Results and envisaged future work
Results
The figure below show the end products.
Future work
The future work will entail refining our devices by using advanced filtering and adding haptic feedback. The feedback system may be in the form of electromagnetic actuators that apply a reverse force and give the feeling of force feedback. The feedback system can be even as simple as a spring or elastic rubber band to give a force in opposite direction.
For the Glove project small vibrating motors of cell phones along with a traction spring can be built into the module and powered by the same microcontroller to give a feeling of force feedback. In our design we have stiffened the tubing by applying extra layers of rubber adhesive on the tube to make it slightly hard giving a force feedback effect. Once this glove is combined with suitable software it can be used to interact with virtual objects inside the screen using our hands. These devices can even be used to teach sign language or in a CAVE like simulation environment.
The VR Gun project can use compressed air or carbon-dioxide activated actuator which is fired at trigger press to give a small jolt. The other option is to use a small spring loaded electromagnet which is actuated at trigger press and released instantly under spring force to give a feeling of force feedback. Such a electromagnet is commercially available for around Rs40/- in the local market. We could not get one as it was out of stock.

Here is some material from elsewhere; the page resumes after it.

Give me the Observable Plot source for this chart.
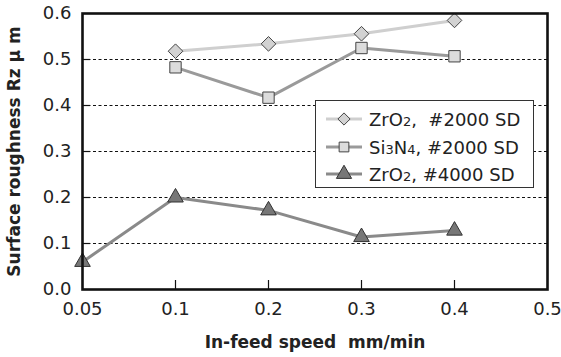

We intend to further enhance this weapon interface by using multiple sensors (magnetometers etc) all commercially available components to provide a reference source against gyro drift and use a higher end microcontroller that has an RTOS to provide continuous correction and make the device sub pixel accurate from its present pixel level accuracy. Once implemented this position and orientation tracker has tremendous applications as navigation systems (inertial as a backup to GPS systems) and other VR devices can also use these implementations.
Components
We mention only major components. Accelerometers from STM and Freescale semiconductor, both the companies provided us with evaluation boards. The Freescale implementation was wireless and the STM wired, both emulated serial ports via USB. The ADI sensor could not be successfully evaluated as it was preproduction variety. The MG110 gyro from UltraGyration was successfully used. We successfully implement several microcontrollers from Atmel and PIC during the course of evaluation. Max232 from MAXIM was also used for direct serial data transfer.